14. Oktober 2019, 15:36 Uhr

Deniz Yücel antwortet auf Mathias Döpfner. Friedrich Küppersbusch erfindet das Wort “Kollateralgoebbeln“. Außerdem: Hätte das ZDF Jörg Meuthen nicht interviewen sollen oder hätte es bessere Fragen stellen müssen? Ein Altpapier von René Martens.

Mohammad Ikinji, Arsene Jakso, Dilsuz Deldar, Amal Younis - so lauten die Namen der vier Journalisten, die am Sonntag verletzt wurden bei einem Angriff der türkischen Armee auf einen Konvoi mit Zivilisten in Nordsyrien. Ein weiterer Journalist starb bei der Attacke. Sein Name: Saad Ahmed, Mitarbeiter der Nachrichtenagentur Hawar News (ANHA).

Das Commitee to Protect Journalists (CPJ) berichtet über den Vorfall - und auch die französische Fernsehjournalistin Stéphanie Perez, die ebenfalls Teil des Konvois war, aber unverletzt blieb. “Such attacks are expressly prohibited by international law and may constitute war crimes“ - mit diesen Worten zitiert das CPJ Maria Salazar Ferro, die Direktorin ihres Emergencies Departments.

Yücels Döpfner-Kritik

Und nun zu den natürlich ebenfalls wichtigen, aber vielleicht nicht ganz so wichtigen Dingen: Mathias Döpfners nach dem Terroranschlag von Halle in die Welt gesetzte “Verschwörungstheorie“ (Altpapier von Freitag) hat auch innerhalb der Welt-Gruppe Widerspruch hervorgerufen: In der “Chronik“-Rubrik der Welt am Sonntag war gestern eine sarkastische Passage zu finden, die sich auf Döpfners Text bezog - allerdings ohne den Namen des Springer-Häuptlings zu nennen. Außerdem ist mittlerweile ein Kommentar Deniz Yücels erschienen, in dem er Döpfner direkt kritisiert - und vorher einige grundsätzliche Anmerkungen zum Zustand der hiesigen Debatten über Debatten macht:

“Natürlich darf Mathias Döpfner das schreiben und dürfte das auch, wenn er nicht gerade Chef eines Medienhauses wäre. Überhaupt ist das Verb ‚dürfen‘ in diesem Zusammenhang irreführend (…) Abgesehen von strafrechtlich relevanten Dingen, die festzustellen Sache der Gerichte ist, gilt für den politischen Diskurs: Jeder darf alles.“

Vermutlich bezieht sich Yücel dabei unter anderem auf einen Spitzendenker der rechten Publizistik, der nach der schnell aufkommenden Kritik an Döpfner pseudowitzig “Darf man die @welt noch offen lesen?“ geraunt hatte, um auf diese Weise “die Meinungsfreiheit derjenigen infrage (zu stellen), die Döpfners unsäglichen Kommentar mit den Mitteln der freien Rede scharf kritisieren“.

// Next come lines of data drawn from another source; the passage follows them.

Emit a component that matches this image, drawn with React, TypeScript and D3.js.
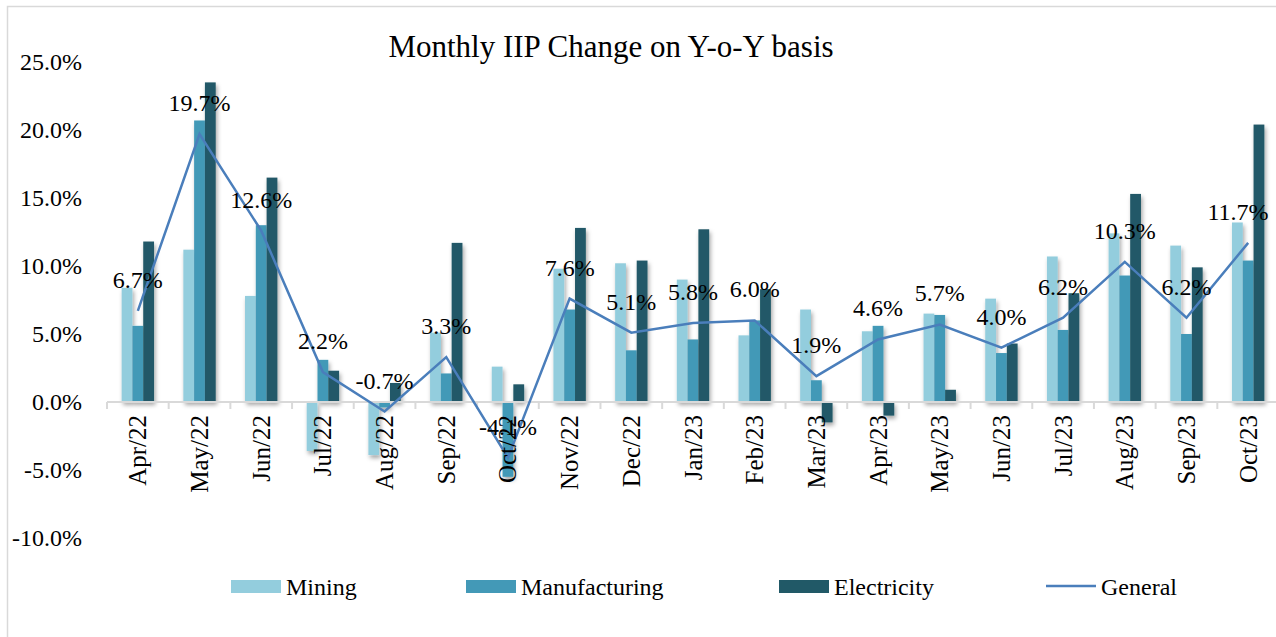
import * as d3 from 'd3';
import React from 'react';

// chart values
const months = ['Apr/22', 'May/22', 'Jun/22', 'Jul/22', 'Aug/22', 'Sep/22', 'Oct/22', 'Nov/22', 'Dec/22', 'Jan/23',
  'Feb/23', 'Mar/23', 'Apr/23', 'May/23', 'Jun/23', 'Jul/23', 'Aug/23', 'Sep/23', 'Oct/23'];
const mining = [8.4, 11.2, 7.8, -3.6, -3.9, 5.1, 2.6, 9.8, 10.2, 9.0, 4.9, 6.8, 5.2, 6.5, 7.6, 10.7, 12.4, 11.5, 13.2];
const manufacturing = [5.6, 20.7, 13.0, 3.1, -0.4, 2.1, -5.5, 6.8, 3.8, 4.6, 6.0, 1.6, 5.6, 6.4, 3.6, 5.3, 9.3, 5.0, 10.4];
const electricity = [11.8, 23.5, 16.5, 2.3, 1.4, 11.7, 1.3, 12.8, 10.4, 12.7, 8.3, -1.5, -1.0, 0.9, 4.3, 8.0, 15.3, 9.9, 20.4];
const general = [6.7, 19.7, 12.6, 2.2, -0.7, 3.3, -4.1, 7.6, 5.1, 5.8, 6.0, 1.9, 4.6, 5.7, 4.0, 6.2, 10.3, 6.2, 11.7];
const yTicks = [-10, -5, 0, 5, 10, 15, 20, 25];

const barSeries = [
  { name: 'Mining', values: mining, color: '#93cddd' },
  { name: 'Manufacturing', values: manufacturing, color: '#4399b7' },
  { name: 'Electricity', values: electricity, color: '#215967' },
];
const lineColor = '#4a7ebb';
const font = '"Liberation Serif", "Times New Roman", serif';

const W = 1276;
const H = 637;

const App = () => {
  const x = d3.scaleBand<string>()
    .domain(months)
    .range([107, 1279])
    .paddingInner(0.475)
    .paddingOuter(0.2375);
  const xs = d3.scaleBand<string>()
    .domain(barSeries.map((s) => s.name))
    .range([0, x.bandwidth()]);
  const y = d3.scaleLinear().domain([-10, 25]).range([538, 62]);

  const cx = (m: string) => (x(m) as number) + x.bandwidth() / 2;
  const line = d3.line<number>()
    .x((d, i) => cx(months[i]))
    .y((d) => y(d));

  const step = x.step();
  const boundaries = d3.range(months.length + 1).map((i) => 107 + i * step);

  const legend = [
    { name: 'Mining', x: 231, type: 'rect', color: barSeries[0].color },
    { name: 'Manufacturing', x: 466, type: 'rect', color: barSeries[1].color },
    { name: 'Electricity', x: 779, type: 'rect', color: barSeries[2].color },
    { name: 'General', x: 1046, type: 'line', color: lineColor },
  ];

  return (
    <svg width={W} height={H} style={{ position: 'absolute', left: 0, top: 0, background: '#fff', fontFamily: font }}>
      <defs>
        <filter id="shadow" x="-30%" y="-10%" width="160%" height="130%">
          <feDropShadow dx="1.5" dy="3" stdDeviation="2" floodColor="#000" floodOpacity="0.35" />
        </filter>
      </defs>
      <rect x={7.5} y={6.5} width={W + 10} height={H + 10} fill="#fff" stroke="#d9d9d9" strokeWidth={1.5} />

      <text x={611} y={57} textAnchor="middle" fontSize={31}>Monthly IIP Change on Y-o-Y basis</text>

      {/* y axis labels */}
      {yTicks.map((t) => (
        <text key={t} x={82} y={y(t) + 8} textAnchor="end" fontSize={24}>{t.toFixed(1) + '%'}</text>
      ))}

      {/* bars */}
      <g filter="url(#shadow)">
        {barSeries.map((s) => (
          <g key={s.name}>
            {s.values.map((v, i) => (
              <rect key={i}
                x={(x(months[i]) as number) + (xs(s.name) as number)}
                width={xs.bandwidth()}
                y={Math.min(y(v), y(0))}
                height={Math.abs(y(v) - y(0))}
                fill={s.color} />
            ))}
          </g>
        ))}
      </g>

      {/* x axis */}
      <line x1={107} x2={1279} y1={y(0)} y2={y(0)} stroke="#d9d9d9" strokeWidth={2} />
      {boundaries.map((b, i) => (
        <line key={i} x1={b} x2={b} y1={y(0)} y2={y(0) + 7} stroke="#d9d9d9" strokeWidth={2} />
      ))}

      {/* general line */}
      <path d={line(general) as string} fill="none" stroke={lineColor} strokeWidth={2.5} />

      {/* month labels */}
      {months.map((m) => (
        <text key={m} transform={`translate(${cx(m) + 8.5},${y(0) + 13}) rotate(-90)`} textAnchor="end" fontSize={25}>{m}</text>
      ))}

      {/* data labels, kept inside the plot at the right edge */}
      {general.map((v, i) => (
        <text key={i} x={Math.min(cx(months[i]), 1238)} y={y(v) - 23} textAnchor="middle" fontSize={24}>{v.toFixed(1) + '%'}</text>
      ))}

      {/* legend */}
      {legend.map((l) => (
        <g key={l.name}>
          {l.type === 'rect'
            ? <rect x={l.x} y={580} width={50} height={13} fill={l.color} />
            : <line x1={l.x} x2={l.x + 50} y1={586} y2={586} stroke={l.color} strokeWidth={2.5} />}
          <text x={l.x + 55} y={595} fontSize={24}>{l.name}</text>
        </g>
      ))}
    </svg>
  );
};

export default App;
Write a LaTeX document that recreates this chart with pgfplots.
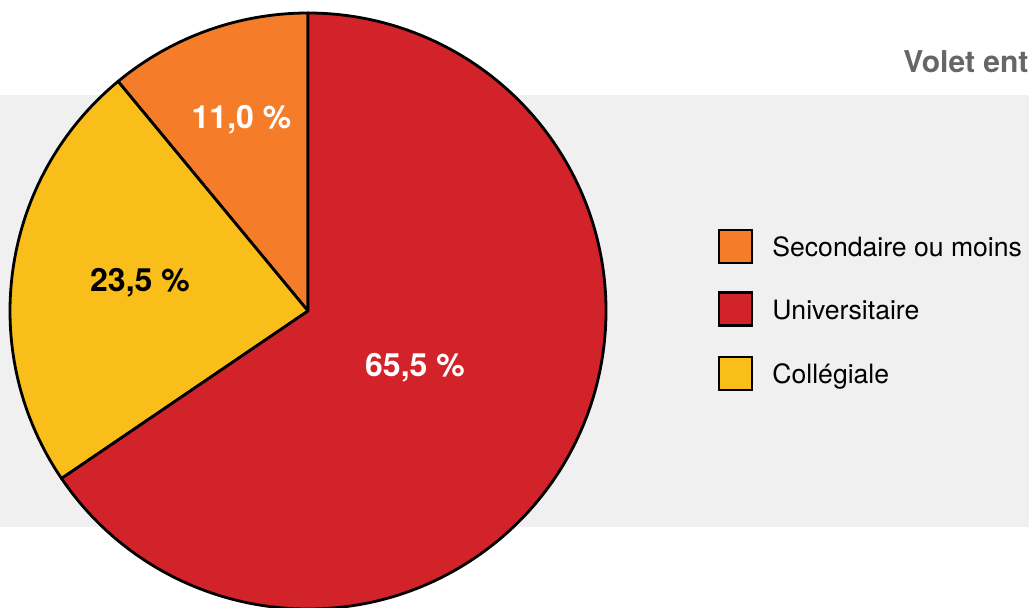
\documentclass[border=0pt]{standalone}
\usepackage{pgfplots}
\usepackage{pgfplotstable}
\pgfplotsset{compat=1.18}
\usepackage{fontspec}
\setmainfont{TeX Gyre Heros}

\definecolor{cOrange}{RGB}{245,125,42}
\definecolor{cRed}{RGB}{210,35,42}
\definecolor{cYellow}{RGB}{249,190,26}
\definecolor{cBack}{RGB}{240,240,240}
\definecolor{cTitle}{RGB}{102,102,102}

% parts of the pie, counter-clockwise from the top
\pgfplotstableread{
cat pct
sec 11.0
col 23.5
uni 65.5
}\piedata

\begin{document}
\begin{tikzpicture}
\pgfplotstablegetelem{0}{pct}\of\piedata \let\pA\pgfplotsretval
\pgfplotstablegetelem{1}{pct}\of\piedata \let\pB\pgfplotsretval
\pgfplotstablegetelem{2}{pct}\of\piedata \let\pC\pgfplotsretval
\pgfmathsetmacro\aA{90}
\pgfmathsetmacro\aB{\aA+3.6*\pA}
\pgfmathsetmacro\aC{\aB+3.6*\pB}
\pgfmathsetmacro\aD{\aC+3.6*\pC}
\def\R{149pt}
\pgfkeys{/pgf/number format/.cd,fixed,fixed zerofill,precision=1,use comma,assume math mode=true}

\useasboundingbox (0,0) rectangle (514.5pt,303.5pt);
\clip (0,0) rectangle (514.5pt,303.5pt);
\begin{axis}[
  at={(0,0)}, anchor=origin,
  x=0.5pt, y=0.5pt,
  xmin=0, xmax=1029, ymin=0, ymax=607,
  hide axis, clip=false,
]
\fill[cBack] (axis cs:0,80) rectangle (axis cs:1029,512);
\node[anchor=base west, inner sep=0pt, text=cTitle, font=\fontsize{15}{17}\selectfont\bfseries]
  at (axis cs:903,535) {Volet entreprises};

\begin{scope}[line width=1.4pt, line join=round]
\filldraw[fill=cOrange] (axis cs:308,296) -- ++(\aA:\R) arc[start angle=\aA, end angle=\aB, radius=\R] -- cycle;
\filldraw[fill=cYellow] (axis cs:308,296) -- ++(\aB:\R) arc[start angle=\aB, end angle=\aC, radius=\R] -- cycle;
\filldraw[fill=cRed] (axis cs:308,296) -- ++(\aC:\R) arc[start angle=\aC, end angle=\aD, radius=\R] -- cycle;
\end{scope}

\begin{scope}[font=\fontsize{16}{18}\selectfont\bfseries]
\node[text=white] at (axis cs:241.5,487.5) {\pgfmathprintnumber{\pA}~\%};
\node[text=black] at (axis cs:140,324.5) {\pgfmathprintnumber{\pB}~\%};
\node[text=white] at (axis cs:415,239) {\pgfmathprintnumber{\pC}~\%};
\end{scope}

% legend
\begin{scope}[line width=1.3pt]
\filldraw[fill=cOrange] (axis cs:719,344) rectangle (axis cs:752,377);
\filldraw[fill=cRed] (axis cs:719,281.5) rectangle (axis cs:752,314.5);
\filldraw[fill=cYellow] (axis cs:719,217) rectangle (axis cs:752,250);
\end{scope}
\begin{scope}[font=\fontsize{13.3}{15}\selectfont]
\node[anchor=base west, inner sep=0pt] at (axis cs:772,351) {Secondaire ou moins};
\node[anchor=base west, inner sep=0pt] at (axis cs:772,288) {Universitaire};
\node[anchor=base west, inner sep=0pt] at (axis cs:772,223.5) {Collégiale};
\end{scope}
\end{axis}
\end{tikzpicture}
\end{document}
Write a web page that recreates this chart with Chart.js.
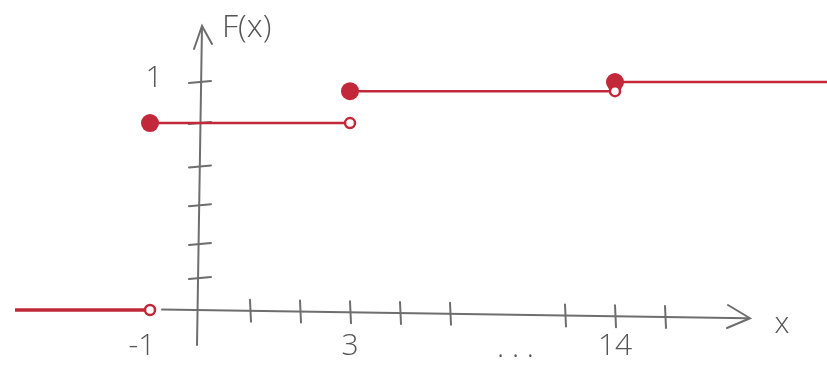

Im, grob gesagt, eher allgemeinen Teil von Yücels Meinungsbeitrag heißt es weiter:

“Der Kritiker, gerade der, muss sich seinerseits der Kritik stellen, ohne einer aggressiven Weinerlichkeit zu verfallen – eine Übung, in der es die AfD zur Perfektion gebracht hat: in jedes Mikrofon der Republik plärren zu können und sich zugleich darüber beklagen, man werde ‚mundtot’ gemacht; einen Popanz von vermeintlichen Redeverboten aufbauen, um sich sodann selber als 'mutigen Kämpfer gegen Tabus‘ zu inszenieren.“

Und es ist natürlich gut, dass jemand das in der Welt schreibt, also einer Zeitung, in der generell recht viele dieser Popanz-Aufbauer unterwegs sind. An einer Stelle, an der es konkret um Döpfner und Halle geht, würde ich Yücel aber widersprechen:

“Vor allem aber ist der Bogen irgendwann so weit, dass der eigentliche Anlass – der rechtsterroristische Anschlag in Halle – zu quasi einer Nebensache verkümmert. So entsteht eine Schieflage, die nicht in Döpfners Sinne sein kann.

Falscher kann man es kaum formulieren. “Dass der rechtsterroristische Anschlag in Halle zu quasi einer Nebensache verkümmert“ - das ist doch der eigentliche Kern des “wirren Manifests“ (Leo Fischer, ND) bzw. der “Kampfansage“ Döpfners (@agitpopblog). Der lange Vorsitzende hat hier “die letzten eventuell noch vorhandenen Schranken fallen lassen“ (Fischer again), und so etwas tut man ja nicht versehentlich.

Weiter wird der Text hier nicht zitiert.